• _The task_: Copy each line exactly. Drop every picture.

• _Material provided_:
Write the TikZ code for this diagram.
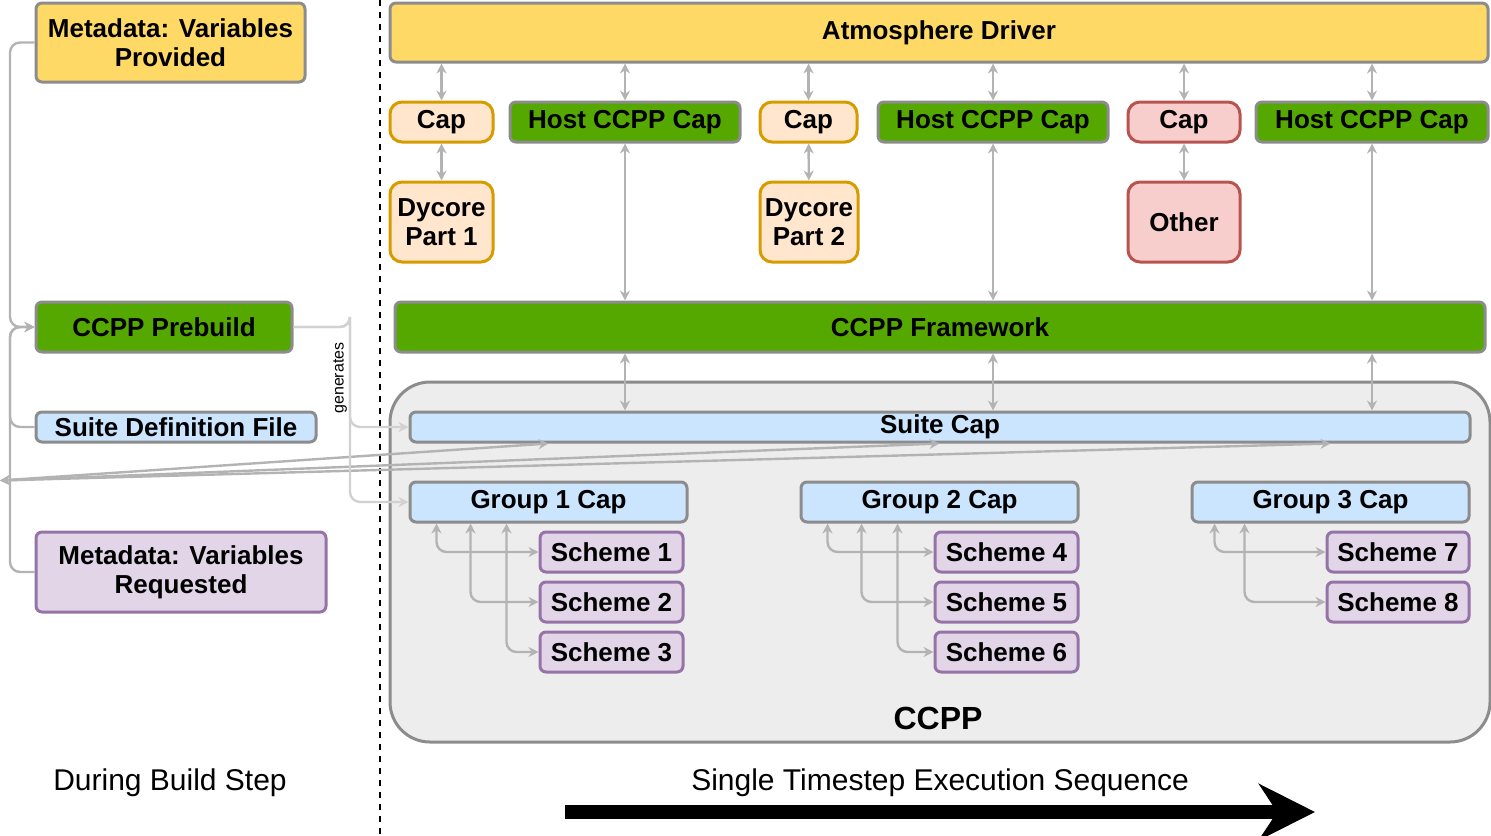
\documentclass[tikz,border=0pt]{standalone}
\usepackage{fontspec}
\setmainfont{Liberation Sans}
\usetikzlibrary{positioning,arrows.meta,calc}

\definecolor{yellowfill}{HTML}{FFD966}
\definecolor{greenfill}{HTML}{55A800}
\definecolor{bluefill}{HTML}{CCE5FF}
\definecolor{purplefill}{HTML}{E1D5E7}
\definecolor{purpleline}{HTML}{9673A6}
\definecolor{orangefill}{HTML}{FFE6CC}
\definecolor{orangeline}{HTML}{D79B00}
\definecolor{redfill}{HTML}{F8CECC}
\definecolor{redline}{HTML}{B85450}
\definecolor{boxline}{HTML}{8C8C8C}
\definecolor{linkgray}{HTML}{B3B3B3}

\begin{document}
\begin{tikzpicture}[
    x=0.5pt, y=-0.5pt,
    font=\bfseries\fontsize{13}{14.5}\selectfont,
    box/.style={draw=boxline, line width=1.5pt, rounded corners=3pt, inner sep=0pt, align=center},
    driver/.style={box, fill=yellowfill},
    host/.style={box, fill=greenfill},
    capbox/.style={box, fill=bluefill},
    scheme/.style={box, fill=purplefill, draw=purpleline},
    dycore/.style={box, fill=orangefill, draw=orangeline, rounded corners=6pt},
    other/.style={box, fill=redfill, draw=redline, rounded corners=6pt},
    link/.style={draw=linkgray, line width=1.2pt, {Stealth[length=5pt,width=5pt]}-{Stealth[length=5pt,width=5pt]}},
    onelink/.style={draw=linkgray, line width=1.2pt, rounded corners=5pt, -{Stealth[length=5pt,width=5pt]}},
    faint/.style={onelink, draw=linkgray!60}
]
\useasboundingbox (0,0) rectangle (1491,835);

% macro-like placement: node centred in a pixel box
\newcommand\pbox[6]{\node[#1, minimum width={(#4-#3)*0.5pt}, minimum height={(#6-#5)*0.5pt}] (#2) at ({(#3+#4)/2},{(#5+#6)/2})}

% Build step (left)
\pbox{driver}{metaprov}{36}{305}{3}{82} {Metadata: Variables\\Provided};
\pbox{host}{prebuild}{36}{292}{302}{352} {CCPP Prebuild};
\pbox{capbox}{sdf}{36}{316}{412}{442} {Suite Definition File};
\pbox{scheme}{metareq}{36}{326}{532}{612} {Metadata: Variables\\Requested};

\draw[dashed, line width=1.2pt] (380,0) -- (380,835);

% CCPP container
\node[draw=boxline, fill=black!7, line width=1.5pt, rounded corners=20pt, minimum width=550pt, minimum height=180pt] (ccpp) at (940,562) {};
\node at (938,718) (ccpplabel) {\fontsize{16}{18}\selectfont CCPP};

% Host model
\pbox{driver}{driver}{390}{1488}{3}{62} {Atmosphere Driver};
\pbox{dycore}{cap1}{390}{493}{102}{142} {Cap};
\pbox{host}{host1}{510}{740}{102}{142} {Host CCPP Cap};
\pbox{dycore}{cap2}{760}{857}{102}{142} {Cap};
\pbox{host}{host2}{878}{1108}{102}{142} {Host CCPP Cap};
\pbox{other}{cap3}{1128}{1240}{102}{142} {Cap};
\pbox{host}{host3}{1256}{1488}{102}{142} {Host CCPP Cap};
\pbox{dycore}{dyn1}{390}{493}{182}{262} {Dycore\\Part 1};
\pbox{dycore}{dyn2}{760}{858}{182}{262} {Dycore\\Part 2};
\pbox{other}{otherphys}{1128}{1240}{182}{262} {Other};

% Framework and caps
\pbox{host}{framework}{395}{1485}{302}{352} {CCPP Framework};
\pbox{capbox}{suitecap}{410}{1470}{412}{442} {Suite Cap};
\pbox{capbox}{group1}{410}{687}{482}{522} {Group 1 Cap};
\pbox{capbox}{group2}{801}{1078}{482}{522} {Group 2 Cap};
\pbox{capbox}{group3}{1192}{1469}{482}{522} {Group 3 Cap};

% Schemes
\pbox{scheme}{s1}{540}{683}{532}{572} {Scheme 1};
\pbox{scheme}{s2}{540}{683}{582}{622} {Scheme 2};
\pbox{scheme}{s3}{540}{683}{632}{672} {Scheme 3};
\pbox{scheme}{s4}{935}{1078}{532}{572} {Scheme 4};
\pbox{scheme}{s5}{935}{1078}{582}{622} {Scheme 5};
\pbox{scheme}{s6}{935}{1078}{632}{672} {Scheme 6};
\pbox{scheme}{s7}{1327}{1469}{532}{572} {Scheme 7};
\pbox{scheme}{s8}{1327}{1469}{582}{622} {Scheme 8};

% Connections: driver to caps
\foreach \c in {cap1,host1,cap2,host2,cap3,host3}
  \path[link] (driver.south -| \c.north) -- (\c.north);
\path[link] (cap1) -- (dyn1);
\path[link] (cap2) -- (dyn2);
\path[link] (cap3) -- (otherphys);
\foreach \h in {host1,host2,host3} {
  \path[link] (\h.south) -- (framework.north -| \h.south);
  \path[link] (framework.south -| \h.south) -- (suitecap.north -| \h.south);
}
\foreach \g in {group1,group2,group3}
  \path[link] (suitecap.south -| \g.north) -- (\g.north -| framework.south -| suitecap.south -| 0,0) ;

% Connections: groups to schemes
\foreach \g/\a/\b/\c in {group1/s1/s2/s3, group2/s4/s5/s6} {
  \path[onelink, {Stealth[length=5pt,width=5pt]}-{Stealth[length=5pt,width=5pt]}] ($(\g.south west)+(28,0)$) |- (\a.west);
  \path[onelink, {Stealth[length=5pt,width=5pt]}-{Stealth[length=5pt,width=5pt]}] ($(\g.south west)+(62,0)$) |- (\b.west);
  \path[onelink, {Stealth[length=5pt,width=5pt]}-{Stealth[length=5pt,width=5pt]}] ($(\g.south west)+(98,0)$) |- (\c.west);
}
\path[onelink, {Stealth[length=5pt,width=5pt]}-{Stealth[length=5pt,width=5pt]}] ($(group3.south west)+(24,0)$) |- (s7.west);
\path[onelink, {Stealth[length=5pt,width=5pt]}-{Stealth[length=5pt,width=5pt]}] ($(group3.south west)+(54,0)$) |- (s8.west);

% Build step connections
\coordinate (trunk) at (10,327);
\path[onelink] (metaprov.west) -| (trunk) -- (prebuild.west);
\path[onelink] (sdf.west) -| (trunk) -- (prebuild.west);
\path[onelink] (metareq.west) -| (trunk) -- (prebuild.west);
\coordinate (gen) at (350,327);
\path[faint] (prebuild.east) -| (gen) |- (suitecap.west);
\path[faint] (prebuild.east) -| (gen) |- (group1.west);
\node[font=\fontsize{8}{9}\selectfont, rotate=90] (genlabel) at (340,378) {generates};

% Captions
\node[font=\fontsize{15}{17}\selectfont] (buildstep) at (170,783) {During Build Step};
\node[font=\fontsize{15}{17}\selectfont] (timestep) at (940,783) {Single Timestep Execution Sequence};
\coordinate (seqstart) at (565,812);
\coordinate (seqend) at (1315,812);
\draw[line width=7pt, -{Stealth[length=28pt,width=28pt]}] (seqstart) -- (seqend);
\end{tikzpicture}
\end{document}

• _Written answer_:
Write the TikZ code for this diagram.
\documentclass[tikz,border=0pt]{standalone}
\usepackage{fontspec}
\setmainfont{Liberation Sans}
\usetikzlibrary{positioning,arrows.meta,calc}

\definecolor{yellowfill}{HTML}{FFD966}
\definecolor{greenfill}{HTML}{55A800}
\definecolor{bluefill}{HTML}{CCE5FF}
\definecolor{purplefill}{HTML}{E1D5E7}
\definecolor{purpleline}{HTML}{9673A6}
\definecolor{orangefill}{HTML}{FFE6CC}
\definecolor{orangeline}{HTML}{D79B00}
\definecolor{redfill}{HTML}{F8CECC}
\definecolor{redline}{HTML}{B85450}
\definecolor{boxline}{HTML}{8C8C8C}
\definecolor{linkgray}{HTML}{B3B3B3}

\begin{document}
\begin{tikzpicture}[
    x=0.5pt, y=-0.5pt,
    font=\bfseries\fontsize{13}{14.5}\selectfont,
    box/.style={draw=boxline, line width=1.5pt, rounded corners=3pt, inner sep=0pt, align=center},
    driver/.style={box, fill=yellowfill},
    host/.style={box, fill=greenfill},
    capbox/.style={box, fill=bluefill},
    scheme/.style={box, fill=purplefill, draw=purpleline},
    dycore/.style={box, fill=orangefill, draw=orangeline, rounded corners=6pt},
    other/.style={box, fill=redfill, draw=redline, rounded corners=6pt},
    link/.style={draw=linkgray, line width=1.2pt, {Stealth[length=5pt,width=5pt]}-{Stealth[length=5pt,width=5pt]}},
    onelink/.style={draw=linkgray, line width=1.2pt, rounded corners=5pt, -{Stealth[length=5pt,width=5pt]}},
    faint/.style={onelink, draw=linkgray!60}
]
\useasboundingbox (0,0) rectangle (1491,835);

% macro-like placement: node centred in a pixel box
\newcommand\pbox[6]{\node[#1, minimum width={(#4-#3)*0.5pt}, minimum height={(#6-#5)*0.5pt}] (#2) at ({(#3+#4)/2},{(#5+#6)/2})}

% Build step (left)
\pbox{driver}{metaprov}{36}{305}{3}{82} {Metadata: Variables\\Provided};
\pbox{host}{prebuild}{36}{292}{302}{352} {CCPP Prebuild};
\pbox{capbox}{sdf}{36}{316}{412}{442} {Suite Definition File};
\pbox{scheme}{metareq}{36}{326}{532}{612} {Metadata: Variables\\Requested};

\draw[dashed, line width=1.2pt] (380,0) -- (380,835);

% CCPP container
\node[draw=boxline, fill=black!7, line width=1.5pt, rounded corners=20pt, minimum width=550pt, minimum height=180pt] (ccpp) at (940,562) {};
\node at (938,718) (ccpplabel) {\fontsize{16}{18}\selectfont CCPP};

% Host model
\pbox{driver}{driver}{390}{1488}{3}{62} {Atmosphere Driver};
\pbox{dycore}{cap1}{390}{493}{102}{142} {Cap};
\pbox{host}{host1}{510}{740}{102}{142} {Host CCPP Cap};
\pbox{dycore}{cap2}{760}{857}{102}{142} {Cap};
\pbox{host}{host2}{878}{1108}{102}{142} {Host CCPP Cap};
\pbox{other}{cap3}{1128}{1240}{102}{142} {Cap};
\pbox{host}{host3}{1256}{1488}{102}{142} {Host CCPP Cap};
\pbox{dycore}{dyn1}{390}{493}{182}{262} {Dycore\\Part 1};
\pbox{dycore}{dyn2}{760}{858}{182}{262} {Dycore\\Part 2};
\pbox{other}{otherphys}{1128}{1240}{182}{262} {Other};

% Framework and caps
\pbox{host}{framework}{395}{1485}{302}{352} {CCPP Framework};
\pbox{capbox}{suitecap}{410}{1470}{412}{442} {Suite Cap};
\pbox{capbox}{group1}{410}{687}{482}{522} {Group 1 Cap};
\pbox{capbox}{group2}{801}{1078}{482}{522} {Group 2 Cap};
\pbox{capbox}{group3}{1192}{1469}{482}{522} {Group 3 Cap};

% Schemes
\pbox{scheme}{s1}{540}{683}{532}{572} {Scheme 1};
\pbox{scheme}{s2}{540}{683}{582}{622} {Scheme 2};
\pbox{scheme}{s3}{540}{683}{632}{672} {Scheme 3};
\pbox{scheme}{s4}{935}{1078}{532}{572} {Scheme 4};
\pbox{scheme}{s5}{935}{1078}{582}{622} {Scheme 5};
\pbox{scheme}{s6}{935}{1078}{632}{672} {Scheme 6};
\pbox{scheme}{s7}{1327}{1469}{532}{572} {Scheme 7};
\pbox{scheme}{s8}{1327}{1469}{582}{622} {Scheme 8};

% Connections: driver to caps
\foreach \c in {cap1,host1,cap2,host2,cap3,host3}
  \path[link] (driver.south -| \c.north) -- (\c.north);
\path[link] (cap1) -- (dyn1);
\path[link] (cap2) -- (dyn2);
\path[link] (cap3) -- (otherphys);
\foreach \h in {host1,host2,host3} {
  \path[link] (\h.south) -- (framework.north -| \h.south);
  \path[link] (framework.south -| \h.south) -- (suitecap.north -| \h.south);
}
\foreach \g in {group1,group2,group3}
  \path[link] (suitecap.south -| \g.north) -- (\g.north -| framework.south -| suitecap.south -| 0,0) ;

% Connections: groups to schemes
\foreach \g/\a/\b/\c in {group1/s1/s2/s3, group2/s4/s5/s6} {
  \path[onelink, {Stealth[length=5pt,width=5pt]}-{Stealth[length=5pt,width=5pt]}] ($(\g.south west)+(28,0)$) |- (\a.west);
  \path[onelink, {Stealth[length=5pt,width=5pt]}-{Stealth[length=5pt,width=5pt]}] ($(\g.south west)+(62,0)$) |- (\b.west);
  \path[onelink, {Stealth[length=5pt,width=5pt]}-{Stealth[length=5pt,width=5pt]}] ($(\g.south west)+(98,0)$) |- (\c.west);
}
\path[onelink, {Stealth[length=5pt,width=5pt]}-{Stealth[length=5pt,width=5pt]}] ($(group3.south west)+(24,0)$) |- (s7.west);
\path[onelink, {Stealth[length=5pt,width=5pt]}-{Stealth[length=5pt,width=5pt]}] ($(group3.south west)+(54,0)$) |- (s8.west);

% Build step connections
\coordinate (trunk) at (10,327);
\path[onelink] (metaprov.west) -| (trunk) -- (prebuild.west);
\path[onelink] (sdf.west) -| (trunk) -- (prebuild.west);
\path[onelink] (metareq.west) -| (trunk) -- (prebuild.west);
\coordinate (gen) at (350,327);
\path[faint] (prebuild.east) -| (gen) |- (suitecap.west);
\path[faint] (prebuild.east) -| (gen) |- (group1.west);
\node[font=\fontsize{8}{9}\selectfont, rotate=90] (genlabel) at (340,378) {generates};

% Captions
\node[font=\fontsize{15}{17}\selectfont] (buildstep) at (170,783) {During Build Step};
\node[font=\fontsize{15}{17}\selectfont] (timestep) at (940,783) {Single Timestep Execution Sequence};
\coordinate (seqstart) at (565,812);
\coordinate (seqend) at (1315,812);
\draw[line width=7pt, -{Stealth[length=28pt,width=28pt]}] (seqstart) -- (seqend);
\end{tikzpicture}
\end{document}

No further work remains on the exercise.